Saturday, July 12, 2008
DOJ Press Release - Alaska State Senator Indicted on Public Corruption Charges - "[A] current member of the Alaska State Senate, was indicted on charges arising out of a federal investigation into public corruption in the state of Alaska." It's a two count indictment - one count of bribery and one count conspiracy.
(esp) (blogging from Dublin, Ireland)
Thursday, July 10, 2008
Why is it that immediately before the legislature is about to make a change that will affect DOJ policy, the DOJ steps in to say - we'll make a change, no need for you Senators to step into this matter. The problem with this approach is that the cosmetic changes that DOJ then makes usually will not resolve all the issues being considered by the congressional committee. And more importantly, where was DOJ when everyone was shouting that change was necessary. DOJ argues that the criminally accused needs to accept responsibility timely. But their failure to act timely in changing policy -- and then announcing the changes just before the legislature acts -- is disturbing.
The latest scenario involves the attorney-client privilege and the famed McNulty Memo, which in prior lives resembled the Holder Memo, then the Thompson Memo, followed by the McCullum revisions. The latest is that Deputy Attorney General Mark Filip sent a letter to Senators Leahy and Specter outlining changes that will be made by DOJ.

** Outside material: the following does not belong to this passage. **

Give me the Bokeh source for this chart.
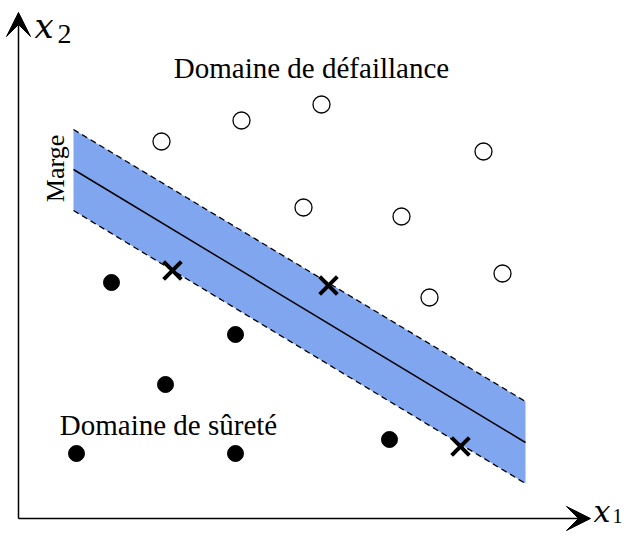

The letter states that in the last 18 months DOJ has not approved any attorney-client privilege waivers in the corporate arena. If that's the case, then why not just change the law so the problems of the past never happen again?

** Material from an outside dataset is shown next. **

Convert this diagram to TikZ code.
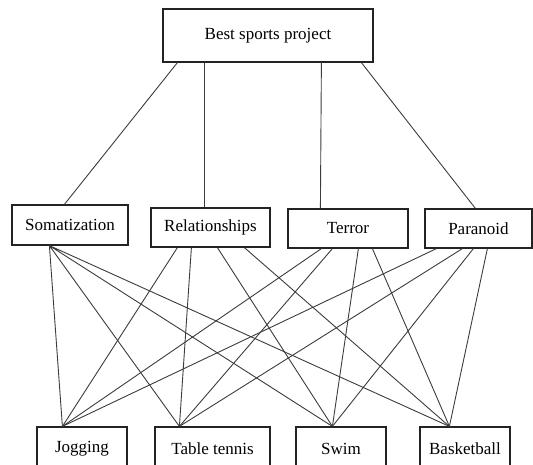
\documentclass[tikz,border=0pt]{standalone}
\usepackage{fontspec}
\setmainfont{Liberation Serif}
\usetikzlibrary{positioning}
\definecolor{boxline}{RGB}{35,35,35}
\definecolor{linkline}{RGB}{60,60,60}

\tikzset{
    block/.style={draw=boxline, line width=1.2pt, fill=white, inner sep=0pt,
        font=\fontsize{17}{20}\selectfont},
    link/.style={draw=linkline, line width=0.9pt}
}

\begin{document}
\begin{tikzpicture}[x=1pt, y=-1pt]
    \useasboundingbox (0,0) rectangle (533,464);
    \clip (0,0) rectangle (533,464);

    % Blocks
    \node[block, minimum width=210pt, minimum height=53pt] (goal) at (268,35.5) {Best sports project};

    \node[block, minimum width=116pt, minimum height=40pt] (soma) at (70,225) {Somatization};
    \node[block, minimum width=119pt, minimum height=39pt] (rel) at (210.5,227.5) {Relationships};
    \node[block, minimum width=120pt, minimum height=39pt] (terror) at (348,228.5) {Terror};
    \node[block, minimum width=107pt, minimum height=39pt] (para) at (478.5,228.5) {Paranoid};

    \node[block, minimum width=90pt, minimum height=44pt] (jog) at (82,449) {Jogging};
    \node[block, minimum width=115pt, minimum height=44pt] (tennis) at (212.5,449) {Table tennis};
    \node[block, minimum width=90pt, minimum height=44pt] (swim) at (341,449) {Swim};
    \node[block, minimum width=90pt, minimum height=44pt] (ball) at (465,449) {Basketball};

    % Connections, goal to criteria
    \draw[link] ([xshift=15pt]goal.south west) -- ([xshift=53pt]soma.north west);
    \draw[link] ([xshift=42pt]goal.south west) -- ([xshift=54pt]rel.north west);
    \draw[link] ([xshift=159pt]goal.south west) -- ([xshift=33pt]terror.north west);
    \draw[link] ([xshift=199pt]goal.south west) -- ([xshift=51pt]para.north west);

    % Connections, criteria to sports
    \draw[link] ([xshift=38pt]soma.south west) -- ([xshift=26pt]jog.north west)
                ([xshift=38pt]soma.south west) -- ([xshift=25pt]tennis.north west)
                ([xshift=38pt]soma.south west) -- ([xshift=37pt]swim.north west)
                ([xshift=38pt]soma.south west) -- ([xshift=30pt]ball.north west);
    \draw[link] ([xshift=27pt]rel.south west) -- ([xshift=26pt]jog.north west)
                ([xshift=41pt]rel.south west) -- ([xshift=25pt]tennis.north west)
                ([xshift=67pt]rel.south west) -- ([xshift=37pt]swim.north west)
                ([xshift=94pt]rel.south west) -- ([xshift=30pt]ball.north west);
    \draw[link] ([xshift=34pt]terror.south west) -- ([xshift=26pt]jog.north west)
                ([xshift=45pt]terror.south west) -- ([xshift=25pt]tennis.north west)
                ([xshift=71pt]terror.south west) -- ([xshift=37pt]swim.north west)
                ([xshift=85pt]terror.south west) -- ([xshift=30pt]ball.north west);
    \draw[link] ([xshift=12pt]para.south west) -- ([xshift=26pt]jog.north west)
                ([xshift=38pt]para.south west) -- ([xshift=25pt]tennis.north west)
                ([xshift=49pt]para.south west) -- ([xshift=37pt]swim.north west)
                ([xshift=63pt]para.south west) -- ([xshift=30pt]ball.north west);
\end{tikzpicture}
\end{document}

The letter provides that cooperation will be measured by facts and evidence and not by waivers. But who will provide the oversight to make sure that this actually happens in the U.S. Attorney offices across the country?
And why doesn't the letter speak to Category I waivers? Will there be no changes here?
And after listing some suggested changes, changes that could probably result in a new Memo, the Filip Memo, the Deputy Attorney General states that "I have come to the conclusion that the above changes to the Principles are preferable to any legislation, however well intentioned and diligently drafted, that would seek to address the same core set of issues."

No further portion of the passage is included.